— AIM OF THE EXERCISE —
Copy the data exactly as it appears, and do not include any pictures.
## begin DATA
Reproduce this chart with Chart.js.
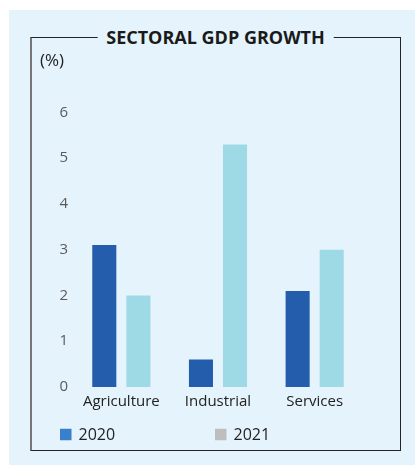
<!DOCTYPE html>
<html>
<head>
<meta charset="utf-8">
<script src="https://cdn.jsdelivr.net/npm/chart.js@4"></script>
<style>
    body { margin: 0; width: 415px; height: 465px; background: #fff; overflow: hidden; position: relative; font-family: "Open Sans", sans-serif; }
    .panel { position: absolute; left: 9px; top: 10px; width: 406px; height: 455px; background: #E5F4FC; }
    .frame { position: absolute; left: 30px; top: 37px; width: 371px; height: 414px; box-sizing: border-box; border: 1px solid #222; border-left: 2px solid #777; }
    .heading { position: absolute; left: 215.5px; top: 37px; transform: translate(-50%, -50%); background: #E5F4FC; padding: 0 9px; font-weight: bold; font-size: 18px; color: #1a1a1a; white-space: nowrap; }
    #myChart { position: absolute; left: 0; top: 0; }
</style>
</head>
<body>
<div class="panel"></div>
<div class="frame"></div>
<div class="heading">SECTORAL GDP GROWTH</div>
<canvas id="myChart" width="415" height="465"></canvas>
<script>
const categories = ["Agriculture", "Industrial", "Services"];
const seriesNames = ["2020", "2021"];
const values2020 = [3.1, 0.6, 2.1];
const values2021 = [2.0, 5.3, 3.0];
const yTicks = [0, 1, 2, 3, 4, 5, 6];

const barColors = ["#235DAC", "#9ED9E6"];
// legend swatches in the original don't match the bars
const legendColors = ["#3A7FCC", "#BEBEBE"];

const fontFamily = "'Open Sans', sans-serif";

// simple legend drawn on the canvas at fixed spots
const legendAt = {
    id: "legendAt",
    afterDraw(chart, args, opts) {
        const ctx = chart.ctx;
        ctx.save();
        ctx.font = "16px " + fontFamily;
        ctx.textBaseline = "middle";
        ctx.textAlign = "left";
        chart.data.datasets.forEach((ds, i) => {
            const x = opts.xs[i];
            ctx.fillStyle = legendColors[i];
            ctx.fillRect(x, opts.y - opts.size / 2, opts.size, opts.size);
            ctx.fillStyle = "#222";
            ctx.fillText(ds.label, x + opts.size + 7, opts.y + 1);
        });
        ctx.restore();
    },
};

const ctx = document.getElementById("myChart");

new Chart(ctx, {
    type: "bar",
    data: {
        labels: categories,
        datasets: [
            {
                label: seriesNames[0],
                data: values2020,
                backgroundColor: barColors[0],
                categoryPercentage: 0.705,
                barPercentage: 0.706,
            },
            {
                label: seriesNames[1],
                data: values2021,
                backgroundColor: barColors[1],
                categoryPercentage: 0.705,
                barPercentage: 0.706,
            },
        ],
    },
    plugins: [legendAt],
    options: {
        responsive: false,
        animation: false,
        layout: {
            padding: { left: 40, right: 52, top: 0, bottom: 48 },
        },
        scales: {
            x: {
                grid: { display: false, drawTicks: false },
                border: { display: false },
                ticks: {
                    color: "#222",
                    padding: 6,
                    font: { family: fontFamily, size: 15 },
                },
            },
            y: {
                min: 0,
                max: 6,
                afterBuildTicks: (scale) => {
                    scale.ticks = yTicks.map((v) => ({ value: v }));
                },
                afterFit: (scale) => {
                    scale.width = 33;
                },
                grid: { display: false, drawTicks: false },
                border: { display: false },
                ticks: {
                    color: "#5a5a5a",
                    padding: 5,
                    font: { family: fontFamily, size: 15, weight: "normal" },
                },
            },
        },
        plugins: {
            legend: { display: false },
            tooltip: { enabled: false },
            title: {
                display: true,
                text: "(%)",
                align: "start",
                color: "#222",
                font: { family: fontFamily, size: 17, weight: "normal" },
                padding: { top: 51, bottom: 41 },
            },
            legendAt: {
                xs: [60, 215],
                y: 434.5,
                size: 11.5,
            },
        },
    },
});
</script>
</body>
</html>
## end DATA
— RESULT OF THE EXERCISE —
Reproduce this chart with Chart.js.
<!DOCTYPE html>
<html>
<head>
<meta charset="utf-8">
<script src="https://cdn.jsdelivr.net/npm/chart.js@4"></script>
<style>
    body { margin: 0; width: 415px; height: 465px; background: #fff; overflow: hidden; position: relative; font-family: "Open Sans", sans-serif; }
    .panel { position: absolute; left: 9px; top: 10px; width: 406px; height: 455px; background: #E5F4FC; }
    .frame { position: absolute; left: 30px; top: 37px; width: 371px; height: 414px; box-sizing: border-box; border: 1px solid #222; border-left: 2px solid #777; }
    .heading { position: absolute; left: 215.5px; top: 37px; transform: translate(-50%, -50%); background: #E5F4FC; padding: 0 9px; font-weight: bold; font-size: 18px; color: #1a1a1a; white-space: nowrap; }
    #myChart { position: absolute; left: 0; top: 0; }
</style>
</head>
<body>
<div class="panel"></div>
<div class="frame"></div>
<div class="heading">SECTORAL GDP GROWTH</div>
<canvas id="myChart" width="415" height="465"></canvas>
<script>
const categories = ["Agriculture", "Industrial", "Services"];
const seriesNames = ["2020", "2021"];
const values2020 = [3.1, 0.6, 2.1];
const values2021 = [2.0, 5.3, 3.0];
const yTicks = [0, 1, 2, 3, 4, 5, 6];

const barColors = ["#235DAC", "#9ED9E6"];
// legend swatches in the original don't match the bars
const legendColors = ["#3A7FCC", "#BEBEBE"];

const fontFamily = "'Open Sans', sans-serif";

// simple legend drawn on the canvas at fixed spots
const legendAt = {
    id: "legendAt",
    afterDraw(chart, args, opts) {
        const ctx = chart.ctx;
        ctx.save();
        ctx.font = "16px " + fontFamily;
        ctx.textBaseline = "middle";
        ctx.textAlign = "left";
        chart.data.datasets.forEach((ds, i) => {
            const x = opts.xs[i];
            ctx.fillStyle = legendColors[i];
            ctx.fillRect(x, opts.y - opts.size / 2, opts.size, opts.size);
            ctx.fillStyle = "#222";
            ctx.fillText(ds.label, x + opts.size + 7, opts.y + 1);
        });
        ctx.restore();
    },
};

const ctx = document.getElementById("myChart");

new Chart(ctx, {
    type: "bar",
    data: {
        labels: categories,
        datasets: [
            {
                label: seriesNames[0],
                data: values2020,
                backgroundColor: barColors[0],
                categoryPercentage: 0.705,
                barPercentage: 0.706,
            },
            {
                label: seriesNames[1],
                data: values2021,
                backgroundColor: barColors[1],
                categoryPercentage: 0.705,
                barPercentage: 0.706,
            },
        ],
    },
    plugins: [legendAt],
    options: {
        responsive: false,
        animation: false,
        layout: {
            padding: { left: 40, right: 52, top: 0, bottom: 48 },
        },
        scales: {
            x: {
                grid: { display: false, drawTicks: false },
                border: { display: false },
                ticks: {
                    color: "#222",
                    padding: 6,
                    font: { family: fontFamily, size: 15 },
                },
            },
            y: {
                min: 0,
                max: 6,
                afterBuildTicks: (scale) => {
                    scale.ticks = yTicks.map((v) => ({ value: v }));
                },
                afterFit: (scale) => {
                    scale.width = 33;
                },
                grid: { display: false, drawTicks: false },
                border: { display: false },
                ticks: {
                    color: "#5a5a5a",
                    padding: 5,
                    font: { family: fontFamily, size: 15, weight: "normal" },
                },
            },
        },
        plugins: {
            legend: { display: false },
            tooltip: { enabled: false },
            title: {
                display: true,
                text: "(%)",
                align: "start",
                color: "#222",
                font: { family: fontFamily, size: 17, weight: "normal" },
                padding: { top: 51, bottom: 41 },
            },
            legendAt: {
                xs: [60, 215],
                y: 434.5,
                size: 11.5,
            },
        },
    },
});
</script>
</body>
</html>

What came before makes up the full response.